Return the material exactly as supplied, apart from the pictures, which are omitted.

Source code of charts:
.....
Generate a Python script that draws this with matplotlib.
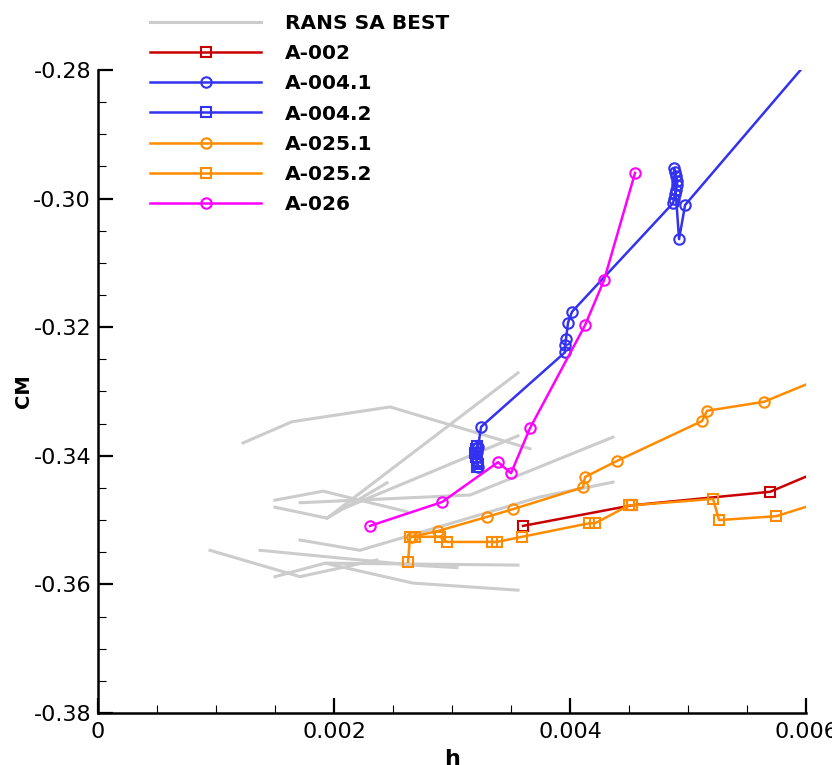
import matplotlib
matplotlib.use("Agg")
import matplotlib.pyplot as plt
from matplotlib.ticker import MultipleLocator, FuncFormatter

plt.rcParams["font.family"] = ["DejaVu Sans"]
plt.rcParams["axes.unicode_minus"] = False

# RANS SA BEST reference polylines (h, CM)
rans_lines = [
    ([0.001229, 0.001644, 0.002475, 0.003661], [-0.3380, -0.3347, -0.3324, -0.3389]),
    ([0.003559, 0.001941], [-0.3271, -0.3497]),
    ([0.001500, 0.001907, 0.002619], [-0.3469, -0.3455, -0.3487]),
    ([0.001500, 0.001941, 0.002449], [-0.3480, -0.3497, -0.3442]),
    ([0.001712, 0.003153, 0.004364], [-0.3473, -0.3461, -0.3371]),
    ([0.001712, 0.002220, 0.003746, 0.004364], [-0.3531, -0.3547, -0.3464, -0.3441]),
    ([0.002093, 0.003559], [-0.3481, -0.3369]),
    ([0.000949, 0.001712, 0.002364], [-0.3547, -0.3588, -0.3562]),
    ([0.001373, 0.002669, 0.003042], [-0.3547, -0.3570, -0.3574]),
    ([0.001500, 0.001924, 0.002669, 0.003559], [-0.3588, -0.3567, -0.3598, -0.3609]),
    ([0.001941, 0.003559], [-0.3567, -0.3570]),
]

h_a002 = [0.003602, 0.004525, 0.005695, 0.006200]
cm_a002 = [-0.3509, -0.3477, -0.3456, -0.3417]

h_a004_1 = [0.003220, 0.003212, 0.003203, 0.003212, 0.003220, 0.003246,
            0.003958, 0.003958, 0.003966, 0.003983, 0.004017,
            0.004873, 0.004881, 0.004890, 0.004898, 0.004907, 0.004907,
            0.004898, 0.004890, 0.004881, 0.004924, 0.004975, 0.006200]
cm_a004_1 = [-0.3417, -0.3410, -0.3402, -0.3394, -0.3387, -0.3355,
             -0.3239, -0.3228, -0.3218, -0.3193, -0.3176,
             -0.3007, -0.3000, -0.2993, -0.2986, -0.2979, -0.2972,
             -0.2965, -0.2959, -0.2953, -0.3063, -0.3010, -0.2747]

h_a004_2 = [0.003212, 0.003203, 0.003195, 0.003203, 0.003212, 0.003220, 0.003212]
cm_a004_2 = [-0.3385, -0.3390, -0.3396, -0.3402, -0.3408, -0.3413, -0.3417]

h_a025_1 = [0.002661, 0.002881, 0.003297, 0.003517, 0.004110, 0.004127, 0.004398,
            0.005119, 0.005161, 0.005644, 0.006200]
cm_a025_1 = [-0.3526, -0.3517, -0.3495, -0.3483, -0.3449, -0.3433, -0.3408,
             -0.3346, -0.3330, -0.3316, -0.3274]

h_a025_2 = [0.002627, 0.002644, 0.002686, 0.002898, 0.002958, 0.003339, 0.003381,
            0.003593, 0.004161, 0.004212, 0.004500, 0.004525, 0.005212, 0.005263,
            0.005746, 0.006200]
cm_a025_2 = [-0.3565, -0.3526, -0.3526, -0.3526, -0.3534, -0.3534, -0.3534,
             -0.3526, -0.3505, -0.3505, -0.3477, -0.3477, -0.3467, -0.3500,
             -0.3494, -0.3468]

h_a026 = [0.002305, 0.002915, 0.003390, 0.003500, 0.003661, 0.004127, 0.004288, 0.004551]
cm_a026 = [-0.3509, -0.3472, -0.3410, -0.3427, -0.3357, -0.3197, -0.3127, -0.2960]

fig = plt.figure(figsize=(8.32, 7.65), dpi=100)
ax = fig.add_axes([0.1178, 0.068, 0.851, 0.8405])

# reference runs in light gray, behind everything
for i, (hh, cc) in enumerate(rans_lines):
    ax.plot(hh, cc, color="#cccccc", lw=2.2, zorder=1,
            label="RANS SA BEST" if i == 0 else None)

mk = dict(markerfacecolor="none", markersize=7.5, markeredgewidth=1.5, lw=1.8, zorder=3)
ax.plot(h_a002, cm_a002, color="#c80000", marker="s", label="A-002", **mk)
ax.plot(h_a004_1, cm_a004_1, color="#3232f0", marker="o", label="A-004.1", **mk)
ax.plot(h_a004_2, cm_a004_2, color="#3232f0", marker="s", label="A-004.2", **mk)
ax.plot(h_a025_1, cm_a025_1, color="#ff8c00", marker="o", label="A-025.1", **mk)
ax.plot(h_a025_2, cm_a025_2, color="#ff8c00", marker="s", label="A-025.2", **mk)
ax.plot(h_a026, cm_a026, color="#ff00ff", marker="o", label="A-026", **mk)

ax.set_xlim(0, 0.006)
ax.set_ylim(-0.38, -0.28)

ax.spines["top"].set_visible(False)
ax.spines["right"].set_visible(False)
ax.spines["left"].set_linewidth(1.8)
ax.spines["bottom"].set_linewidth(1.8)

ax.xaxis.set_major_locator(MultipleLocator(0.002))
ax.xaxis.set_minor_locator(MultipleLocator(0.0005))
ax.yaxis.set_major_locator(MultipleLocator(0.02))
ax.yaxis.set_minor_locator(MultipleLocator(0.005))
ax.xaxis.set_major_formatter(FuncFormatter(lambda v, p: "0" if abs(v) < 1e-9 else "%.3f" % v))
ax.yaxis.set_major_formatter(FuncFormatter(lambda v, p: "%.2f" % v))
ax.tick_params(which="major", direction="in", length=11, width=1.6, labelsize=16)
ax.tick_params(which="minor", direction="in", length=6, width=0.8)
ax.tick_params(axis="x", which="major", pad=6.5)
ax.tick_params(axis="y", which="major", pad=5)
ax.tick_params(top=False, right=False, which="both")

ax.set_xlabel("h", fontsize=16, fontweight="bold", labelpad=5)
ax.set_ylabel("CM", fontsize=14, fontweight="bold", labelpad=0)

leg = ax.legend(loc="upper left", bbox_to_anchor=(0.073, 1.0 + 56 / 643), frameon=False,
                fontsize=14.5, handlelength=5.55, handletextpad=1.15, labelspacing=0.555,
                borderaxespad=0, borderpad=0)
for t in leg.get_texts():
    t.set_fontweight("bold")

fig.savefig("out.png", dpi=100)
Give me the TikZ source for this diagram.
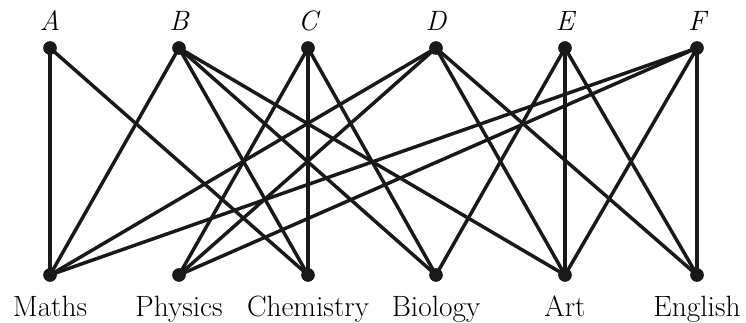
\documentclass[tikz,border=0pt]{standalone}
\begin{document}
\begin{tikzpicture}[x=0.75pt,y=-0.75pt,
  vtx/.style={circle,fill=black!90,inner sep=0pt,minimum size=10pt},
  edge/.style={line width=2.6pt,draw=black!90},
  toplab/.style={font=\fontsize{21}{22}\selectfont\itshape,anchor=base},
  botlab/.style={font=\fontsize{22}{24}\selectfont,anchor=base}]
\useasboundingbox (0,0) rectangle (746,322);
\foreach \n/\x in {A/50,B/179,C/308,D/436,E/565,F/697}{
  \node[vtx] (\n) at (\x,48) {};
  \node[toplab] (l\n) at (\x,30) {\n};
}
\foreach \n/\x/\t in {M/50/Maths,P/179/Physics,Ch/308/Chemistry,Bi/436/Biology,Ar/565/Art,En/697/English}{
  \node[vtx] (\n) at (\x,275) {};
  \node[botlab] (l\n) at (\x,316) {\t};
}
\foreach \a/\b in {A/M,A/Ch,B/M,B/Ch,B/Bi,B/Ar,C/P,C/Ch,C/Bi,D/M,D/P,D/Ar,D/En,E/Bi,E/Ar,E/En,F/M,F/P,F/Ar,F/En}{
  \draw[edge] (\a.center) -- (\b.center);
}
\foreach \n in {A,B,C,D,E,F,M,P,Ch,Bi,Ar,En}{
  \fill[black!90] (\n.center) circle (5pt);
}
\end{tikzpicture}
\end{document}
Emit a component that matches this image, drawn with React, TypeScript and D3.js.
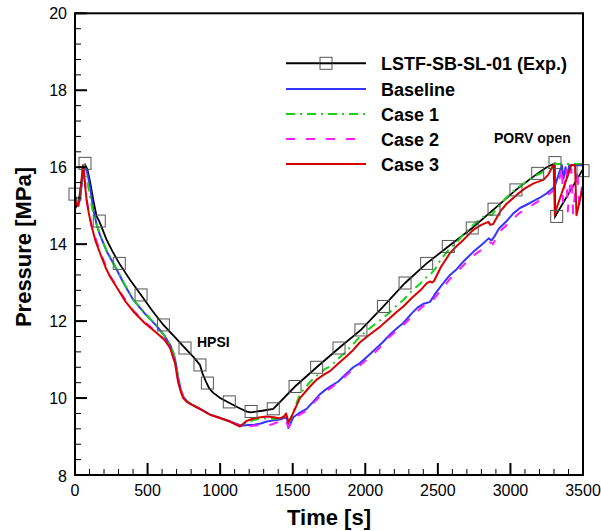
.....
[Exercise output]:
Generate a Python script that draws this with matplotlib.
import matplotlib
matplotlib.use("Agg")
import matplotlib.pyplot as plt
from matplotlib.ticker import MultipleLocator, FuncFormatter

plt.rcParams["font.family"] = ["DejaVu Sans"]
plt.rcParams["axes.unicode_minus"] = False

# RANS SA BEST reference polylines (h, CM)
rans_lines = [
    ([0.001229, 0.001644, 0.002475, 0.003661], [-0.3380, -0.3347, -0.3324, -0.3389]),
    ([0.003559, 0.001941], [-0.3271, -0.3497]),
    ([0.001500, 0.001907, 0.002619], [-0.3469, -0.3455, -0.3487]),
    ([0.001500, 0.001941, 0.002449], [-0.3480, -0.3497, -0.3442]),
    ([0.001712, 0.003153, 0.004364], [-0.3473, -0.3461, -0.3371]),
    ([0.001712, 0.002220, 0.003746, 0.004364], [-0.3531, -0.3547, -0.3464, -0.3441]),
    ([0.002093, 0.003559], [-0.3481, -0.3369]),
    ([0.000949, 0.001712, 0.002364], [-0.3547, -0.3588, -0.3562]),
    ([0.001373, 0.002669, 0.003042], [-0.3547, -0.3570, -0.3574]),
    ([0.001500, 0.001924, 0.002669, 0.003559], [-0.3588, -0.3567, -0.3598, -0.3609]),
    ([0.001941, 0.003559], [-0.3567, -0.3570]),
]

h_a002 = [0.003602, 0.004525, 0.005695, 0.006200]
cm_a002 = [-0.3509, -0.3477, -0.3456, -0.3417]

h_a004_1 = [0.003220, 0.003212, 0.003203, 0.003212, 0.003220, 0.003246,
            0.003958, 0.003958, 0.003966, 0.003983, 0.004017,
            0.004873, 0.004881, 0.004890, 0.004898, 0.004907, 0.004907,
            0.004898, 0.004890, 0.004881, 0.004924, 0.004975, 0.006200]
cm_a004_1 = [-0.3417, -0.3410, -0.3402, -0.3394, -0.3387, -0.3355,
             -0.3239, -0.3228, -0.3218, -0.3193, -0.3176,
             -0.3007, -0.3000, -0.2993, -0.2986, -0.2979, -0.2972,
             -0.2965, -0.2959, -0.2953, -0.3063, -0.3010, -0.2747]

h_a004_2 = [0.003212, 0.003203, 0.003195, 0.003203, 0.003212, 0.003220, 0.003212]
cm_a004_2 = [-0.3385, -0.3390, -0.3396, -0.3402, -0.3408, -0.3413, -0.3417]

h_a025_1 = [0.002661, 0.002881, 0.003297, 0.003517, 0.004110, 0.004127, 0.004398,
            0.005119, 0.005161, 0.005644, 0.006200]
cm_a025_1 = [-0.3526, -0.3517, -0.3495, -0.3483, -0.3449, -0.3433, -0.3408,
             -0.3346, -0.3330, -0.3316, -0.3274]

h_a025_2 = [0.002627, 0.002644, 0.002686, 0.002898, 0.002958, 0.003339, 0.003381,
            0.003593, 0.004161, 0.004212, 0.004500, 0.004525, 0.005212, 0.005263,
            0.005746, 0.006200]
cm_a025_2 = [-0.3565, -0.3526, -0.3526, -0.3526, -0.3534, -0.3534, -0.3534,
             -0.3526, -0.3505, -0.3505, -0.3477, -0.3477, -0.3467, -0.3500,
             -0.3494, -0.3468]

h_a026 = [0.002305, 0.002915, 0.003390, 0.003500, 0.003661, 0.004127, 0.004288, 0.004551]
cm_a026 = [-0.3509, -0.3472, -0.3410, -0.3427, -0.3357, -0.3197, -0.3127, -0.2960]

fig = plt.figure(figsize=(8.32, 7.65), dpi=100)
ax = fig.add_axes([0.1178, 0.068, 0.851, 0.8405])

# reference runs in light gray, behind everything
for i, (hh, cc) in enumerate(rans_lines):
    ax.plot(hh, cc, color="#cccccc", lw=2.2, zorder=1,
            label="RANS SA BEST" if i == 0 else None)

mk = dict(markerfacecolor="none", markersize=7.5, markeredgewidth=1.5, lw=1.8, zorder=3)
ax.plot(h_a002, cm_a002, color="#c80000", marker="s", label="A-002", **mk)
ax.plot(h_a004_1, cm_a004_1, color="#3232f0", marker="o", label="A-004.1", **mk)
ax.plot(h_a004_2, cm_a004_2, color="#3232f0", marker="s", label="A-004.2", **mk)
ax.plot(h_a025_1, cm_a025_1, color="#ff8c00", marker="o", label="A-025.1", **mk)
ax.plot(h_a025_2, cm_a025_2, color="#ff8c00", marker="s", label="A-025.2", **mk)
ax.plot(h_a026, cm_a026, color="#ff00ff", marker="o", label="A-026", **mk)

ax.set_xlim(0, 0.006)
ax.set_ylim(-0.38, -0.28)

ax.spines["top"].set_visible(False)
ax.spines["right"].set_visible(False)
ax.spines["left"].set_linewidth(1.8)
ax.spines["bottom"].set_linewidth(1.8)

ax.xaxis.set_major_locator(MultipleLocator(0.002))
ax.xaxis.set_minor_locator(MultipleLocator(0.0005))
ax.yaxis.set_major_locator(MultipleLocator(0.02))
ax.yaxis.set_minor_locator(MultipleLocator(0.005))
ax.xaxis.set_major_formatter(FuncFormatter(lambda v, p: "0" if abs(v) < 1e-9 else "%.3f" % v))
ax.yaxis.set_major_formatter(FuncFormatter(lambda v, p: "%.2f" % v))
ax.tick_params(which="major", direction="in", length=11, width=1.6, labelsize=16)
ax.tick_params(which="minor", direction="in", length=6, width=0.8)
ax.tick_params(axis="x", which="major", pad=6.5)
ax.tick_params(axis="y", which="major", pad=5)
ax.tick_params(top=False, right=False, which="both")

ax.set_xlabel("h", fontsize=16, fontweight="bold", labelpad=5)
ax.set_ylabel("CM", fontsize=14, fontweight="bold", labelpad=0)

leg = ax.legend(loc="upper left", bbox_to_anchor=(0.073, 1.0 + 56 / 643), frameon=False,
                fontsize=14.5, handlelength=5.55, handletextpad=1.15, labelspacing=0.555,
                borderaxespad=0, borderpad=0)
for t in leg.get_texts():
    t.set_fontweight("bold")

fig.savefig("out.png", dpi=100)
Give me the TikZ source for this diagram.
\documentclass[tikz,border=0pt]{standalone}
\begin{document}
\begin{tikzpicture}[x=0.75pt,y=-0.75pt,
  vtx/.style={circle,fill=black!90,inner sep=0pt,minimum size=10pt},
  edge/.style={line width=2.6pt,draw=black!90},
  toplab/.style={font=\fontsize{21}{22}\selectfont\itshape,anchor=base},
  botlab/.style={font=\fontsize{22}{24}\selectfont,anchor=base}]
\useasboundingbox (0,0) rectangle (746,322);
\foreach \n/\x in {A/50,B/179,C/308,D/436,E/565,F/697}{
  \node[vtx] (\n) at (\x,48) {};
  \node[toplab] (l\n) at (\x,30) {\n};
}
\foreach \n/\x/\t in {M/50/Maths,P/179/Physics,Ch/308/Chemistry,Bi/436/Biology,Ar/565/Art,En/697/English}{
  \node[vtx] (\n) at (\x,275) {};
  \node[botlab] (l\n) at (\x,316) {\t};
}
\foreach \a/\b in {A/M,A/Ch,B/M,B/Ch,B/Bi,B/Ar,C/P,C/Ch,C/Bi,D/M,D/P,D/Ar,D/En,E/Bi,E/Ar,E/En,F/M,F/P,F/Ar,F/En}{
  \draw[edge] (\a.center) -- (\b.center);
}
\foreach \n in {A,B,C,D,E,F,M,P,Ch,Bi,Ar,En}{
  \fill[black!90] (\n.center) circle (5pt);
}
\end{tikzpicture}
\end{document}
Emit a component that matches this image, drawn with React, TypeScript and D3.js.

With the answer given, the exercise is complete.